「大浮世絵展―歌麿、写楽、北斎、広重、国芳 夢の競演」に行く
2020年1月、江戸東京博物館で2019年11月19日から2020年1月19日までまで開催されている大浮世絵展―歌麿、写楽、北斎、広重、国芳 夢の競演に行って来た。
1月4日の午前10時半過ぎに到着したところ「混雑しています」の看板が出ており、チケット売り場も20人弱くらいの行列になっていた。
あと2週間弱だし、駆け込みで年末年始のお休みに来た人が多かったのだと思う。浮世絵って何だかお正月っぽい感じもある。
タイトルのとおり、喜多川歌麿、東洲斎写楽、葛飾北斎、歌川広重、歌川国芳の5人の浮世絵が展示されていた。
3人で1時間後に出口で待ち合わせしましょうと確認して見始める。
しかし、結構な行列で常に二重三重の列が絵の前を進んでいる感じである。
これは最初から見ていたら見終わらないだろうと思い、また入口付近は大抵混雑しているので歌麿を飛ばし、写楽のコーナーから見始めた。
写楽が最初に出した28枚の役者絵からの浮世絵が中心だった、と思う。
役者の特徴を強調しすぎるくらい強調し、顔は大きく手は小さく、背景は黒雲母刷という派手なシリーズである。
その筈だけれど、こちらが見慣れてしまったのか「ぎょっ」とするような感じは受けなかった。
むしろ、「こんなに小さかったっけ?」「意外と地味?」という印象である。
やはり悪役を描いた絵が楽しい。
何というか「写楽らしい」感じがする。
同じ浮世絵で別の美術館に所蔵されているものが2枚並べて展示されているものもある。
刷りの違いなのか、保存の違いなのか、色の残り方や背景の割れ方が全く違う。赤味の残り方で役者の顔の印象も全く違っていて驚く。
中でも、4 代目松本幸四郎の山谷の肴屋五郎兵衛は、2点で着物の色が違っていて、こういうのもあったんだと驚いた。
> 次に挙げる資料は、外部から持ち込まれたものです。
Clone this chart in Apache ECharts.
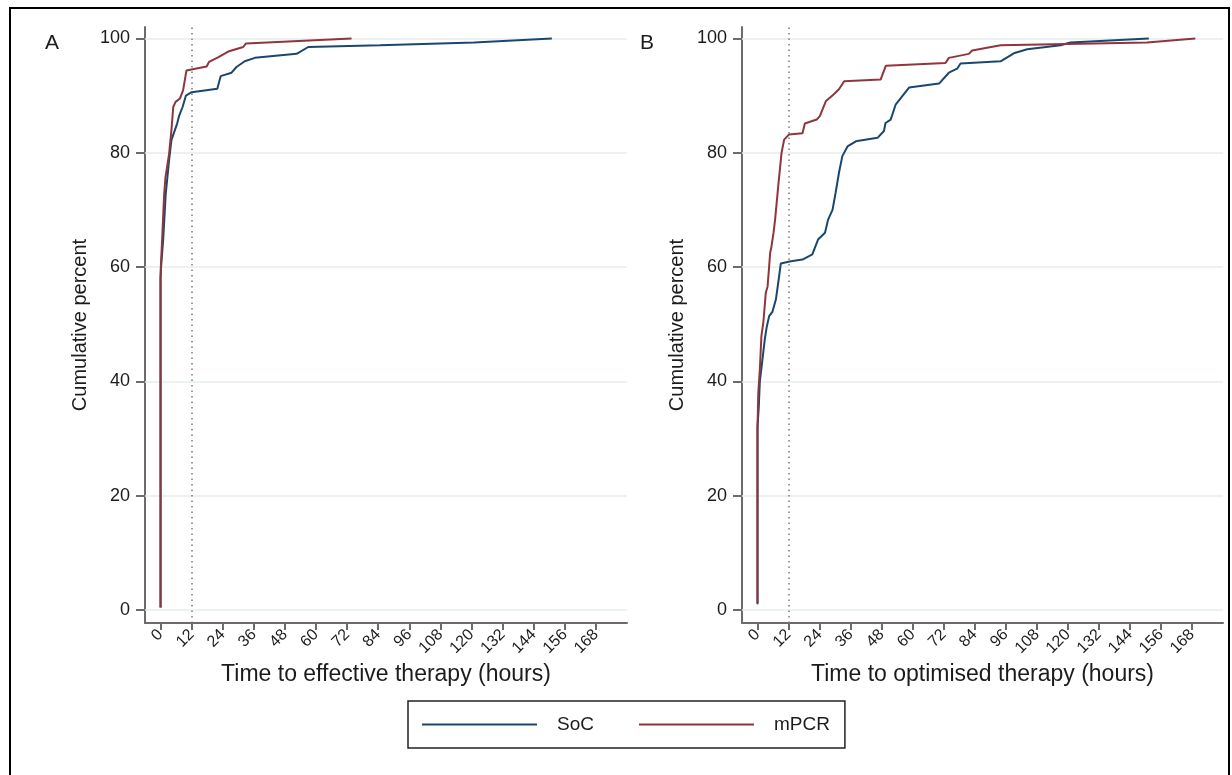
<!DOCTYPE html>
<html>
<head>
<meta charset="utf-8">
<script src="https://cdn.jsdelivr.net/npm/echarts@6/dist/echarts.min.js"></script>
<style>
  html, body { margin: 0; padding: 0; background: #fff; }
  #main { width: 1232px; height: 775px; }
</style>
</head>
<body>
<div id="main"></div>
<script>
// tick labels
const xTicks = [0, 12, 24, 36, 48, 60, 72, 84, 96, 108, 120, 132, 144, 156, 168];
const yTicks = [0, 20, 40, 60, 80, 100];
const cutoff = 12;

// Panel A: time to effective therapy (hours) vs cumulative percent
const socA_h = [0, 0, 0.2, 1.0, 2.0, 3.3, 4.2, 5.5, 6.4, 7.2, 8.5, 9.8, 12, 21.9, 23.2, 27.4, 29.3, 32.5, 36.4, 52.5, 57, 84.7, 121, 151];
const socA_p = [0.4, 58, 60, 64.7, 72.8, 78.7, 82.2, 83.9, 85.1, 86.5, 88, 90, 90.6, 91.2, 93.4, 94, 95, 96, 96.6, 97.3, 98.5, 98.8, 99.3, 100];
const pcrA_h = [0, 0, 0.1, 0.6, 1.4, 1.9, 3.3, 4.2, 4.9, 5.8, 7.5, 8.7, 10, 10.7, 17.8, 18.7, 22.2, 26.1, 26.8, 31.9, 32.9, 37, 73.7];
const pcrA_p = [0.4, 58, 60, 64.7, 72.8, 75.7, 79.8, 83.9, 88, 88.9, 89.5, 90.9, 94.4, 94.5, 95.1, 95.9, 96.7, 97.7, 98, 98.5, 99.1, 99.2, 100];

// Panel B: time to optimised therapy (hours) vs cumulative percent
const socB_h = [0, 0, 0.5, 0.9, 1.9, 2.8, 3.6, 4.5, 5.8, 7.1, 8.0, 9.0, 12.9, 17.4, 21.2, 23.4, 26.1, 27.3, 29, 30.2, 31.5, 32.8, 34.8, 38, 46.4, 48.9, 49.5, 51.5, 53.4, 56, 58.6, 70.2, 74, 77.2, 78.5, 94, 99.1, 104.3, 117.2, 121, 151.3];
const socB_p = [1, 32, 35.6, 40, 43.8, 47.3, 49.6, 51.4, 52.2, 54.3, 57.2, 60.6, 61, 61.3, 62.2, 64.8, 66, 68.3, 70, 73, 76.5, 79.4, 81.1, 82, 82.6, 83.8, 85.2, 85.8, 88.4, 89.9, 91.4, 92.1, 94, 94.7, 95.6, 96, 97.4, 98.1, 98.8, 99.3, 100];
const pcrB_h = [0, 0, 0.3, 0.9, 1.5, 2.3, 3.2, 3.9, 4.9, 5.4, 6.2, 6.8, 8.0, 9.3, 10.3, 12.2, 17.4, 18.3, 22.9, 24.1, 26.4, 29.4, 31.5, 33.5, 47.6, 49.6, 72.7, 74, 81.7, 83, 94, 150.6, 169.3];
const pcrB_p = [1.2, 32, 38, 42, 47.9, 50.5, 55.5, 56.6, 62.5, 63.6, 66, 68.3, 74.1, 80, 82.3, 83.2, 83.4, 85.1, 85.8, 86.4, 89, 90.2, 91.1, 92.5, 92.8, 95.2, 95.7, 96.6, 97.3, 97.9, 98.8, 99.3, 100];

const zip = (h, p) => h.map((v, i) => [v, p[i]]);

const FONT = '"Liberation Sans", Arial, sans-serif';
const AXIS_COLOR = '#6b6b6b';
const TEXT = '#1c1c1c';
const SOC = '#1a476f';
const PCR = '#90353b';

function xAxis(idx, name) {
  return {
    gridIndex: idx, type: 'value', min: -6, max: 180,
    name: name, nameLocation: 'middle', nameGap: 38,
    nameTextStyle: { fontFamily: FONT, fontSize: 23, color: TEXT },
    axisLine: { show: true, onZero: false, lineStyle: { color: AXIS_COLOR, width: 2 } },
    axisTick: { show: true, length: 7, customValues: xTicks, lineStyle: { color: AXIS_COLOR, width: 2 } },
    axisLabel: { customValues: xTicks, rotate: 45, margin: 9, fontFamily: FONT, fontSize: 16, color: TEXT },
    splitLine: { show: false }
  };
}
function yAxis(idx) {
  return {
    gridIndex: idx, type: 'value', min: -2.3, max: 102,
    name: 'Cumulative percent', nameLocation: 'middle', nameGap: 55, nameRotate: 90,
    nameTextStyle: { fontFamily: FONT, fontSize: 20, color: TEXT },
    axisLine: { show: true, onZero: false, lineStyle: { color: AXIS_COLOR, width: 2 } },
    axisTick: { show: true, length: 9, customValues: yTicks, lineStyle: { color: AXIS_COLOR, width: 2 } },
    axisLabel: { customValues: yTicks, margin: 15, fontFamily: FONT, fontSize: 18, color: TEXT },
    splitLine: { show: false }
  };
}
function guides(idx) {
  return {
    type: 'line', xAxisIndex: idx, yAxisIndex: idx, data: [], z: 1, silent: true,
    markLine: {
      silent: true, symbol: 'none', animation: false, z: 1,
      label: { show: false },
      data: yTicks.map(v => ({ yAxis: v, lineStyle: { color: '#e6eef0', width: 1.5, type: 'solid' } }))
        .concat([{ xAxis: cutoff, lineStyle: { color: '#7a7a7a', width: 1.5, type: [1.5, 4] } }])
    }
  };
}
function curve(name, idx, data, color) {
  return {
    name: name, type: 'line', xAxisIndex: idx, yAxisIndex: idx, data: data, z: 3,
    showSymbol: false, symbol: 'none', animation: false,
    lineStyle: { color: color, width: 2 }, itemStyle: { color: color }
  };
}

const chart = echarts.init(document.getElementById('main'), null, { renderer: 'canvas' });
chart.setOption({
  backgroundColor: '#fff',
  animation: false,
  grid: [
    { left: 145, top: 27, width: 482, height: 596 },
    { left: 742, top: 27, width: 481, height: 596 }
  ],
  title: [
    { text: 'A', left: 40, top: 28, textStyle: { fontFamily: FONT, fontSize: 21, fontWeight: 'normal', color: TEXT } },
    { text: 'B', left: 635, top: 28, textStyle: { fontFamily: FONT, fontSize: 21, fontWeight: 'normal', color: TEXT } }
  ],
  legend: {
    data: ['SoC', 'mPCR'],
    left: 408, top: 701,
    padding: [14, 15, 14, 14],
    borderColor: '#222', borderWidth: 1.5,
    itemWidth: 115, itemHeight: 2, itemGap: 45,
    icon: 'rect',
    textStyle: { fontFamily: FONT, fontSize: 19, color: TEXT, padding: [0, 0, 0, 15] }
  },
  graphic: [
    { type: 'rect', shape: { x: 10, y: 8, width: 1219, height: 790 }, style: { fill: 'none', stroke: '#000', lineWidth: 2 }, silent: true }
  ],
  xAxis: [xAxis(0, 'Time to effective therapy (hours)'), xAxis(1, 'Time to optimised therapy (hours)')],
  yAxis: [yAxis(0), yAxis(1)],
  series: [
    guides(0), guides(1),
    curve('SoC', 0, zip(socA_h, socA_p), SOC),
    curve('mPCR', 0, zip(pcrA_h, pcrA_p), PCR),
    curve('SoC', 1, zip(socB_h, socB_p), SOC),
    curve('mPCR', 1, zip(pcrB_h, pcrB_p), PCR)
  ]
});
</script>
</body>
</html>
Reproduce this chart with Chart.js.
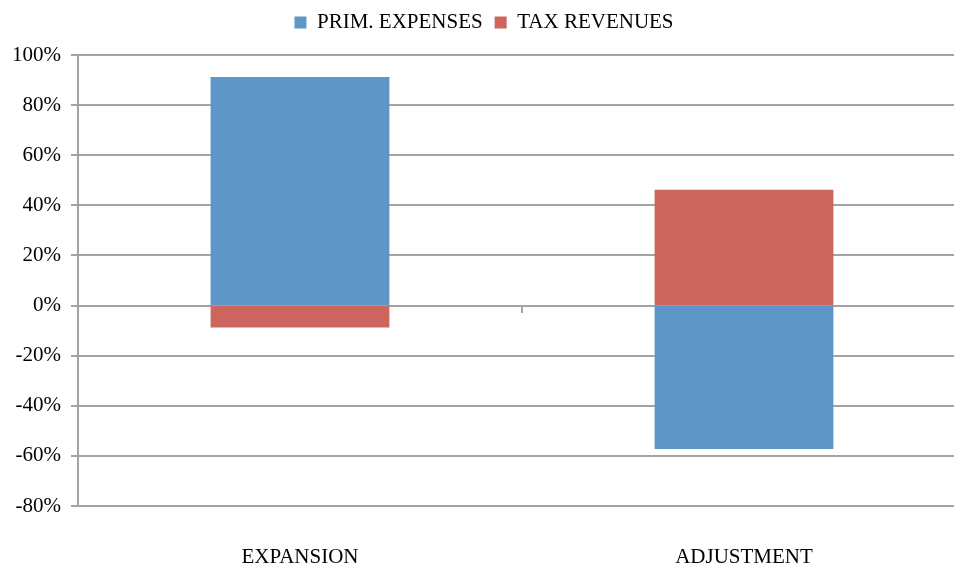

片方は赤い着物、もう片方は青い着物だから、本当に違う。
私はどちらかというと青い着物の方が他の赤味(目元)が目立って格好いいんじゃないかと思った。
続いて葛飾北斎のコーナーである。
富嶽三十六景、諸国瀧廻り、諸国名橋奇覧、千絵の海から出展されていて、テーマは「水」のようだ。
こうしてみると、富嶽三十六景って水とともに富士山の絵を描いていることが多いのだなぁと思う。
以前に波の様子を高速カメラで撮ったところ、波しぶきの先端が北斎の描く波とほぼ同じ形をしていた、というテレビ番組を見たことを思い出した。
葛飾北斎の真骨頂は、その観察力にあるのかも知れない。
きっと、凄く目のいい人だったんだろうなぁと思ったりする。
そういえば、今、パスポートを作るとスタンプを押すページに富嶽三十六景が描かれているのではなかったろうか。
サイトを見ると、「神奈川沖浪裏」の説明として「世界で最も有名な絵」と書いてあり、だからこそのパスポートへの採用なんだろうなと思ったりした。
景色の浮世絵が多い中、数枚、植物を描いた絵も展示されていて、その中の芥子の花の絵には、この神奈川沖浪裏との構図の類似が指摘されていた。要するに、北斎はこういう構図が単に好きだったんじゃないかしらとも思う。
北斎の浮世絵は西洋画に大きな影響を与えたと言われ、一方で遠近法は恐らく北斎が西洋画から学んだもので、交流って大事、と思う。
前にドラマで北斎がラピスラズリを絵の具に使うというようなシーンがあったけど、版画にも使っていたのかしらなどとも思った。
もうこの二者を見ただけで30分以上が過ぎていたので、歌川広重の浮世絵は「葛飾北斎と同じ場所を描いた」という絵を中心に見た。
気のせいか、広重の浮世絵の方が色がくっきりと残っているものが多いように感じた。
元々、くっきりはっきりした絵を描く人なのかも知れない。
ついでに言うと、構図の選び方としては北斎よりもむしろ広重の方が好きかも、と思った。
極端な遠近の使い方というか、もの凄く近くにあるものとかなり遠くにあるものとを組み合わせている絵が結構ある。その極端さはかなり好みだ。
深川万年橋の亀をどアップで描き欄干の間から隅田川を望む絵なんて本当に好みである。
1時間では全然時間が足りなくて、結局、歌麿と国芳はほとんど見られず仕舞いだった、勿体ない。
もっとゆっくり見に行けたら良かったなぁと思っている。
しかし、お正月に浮世絵を見るというのもなかなかいい感じの新年の始まりだったわと思っている。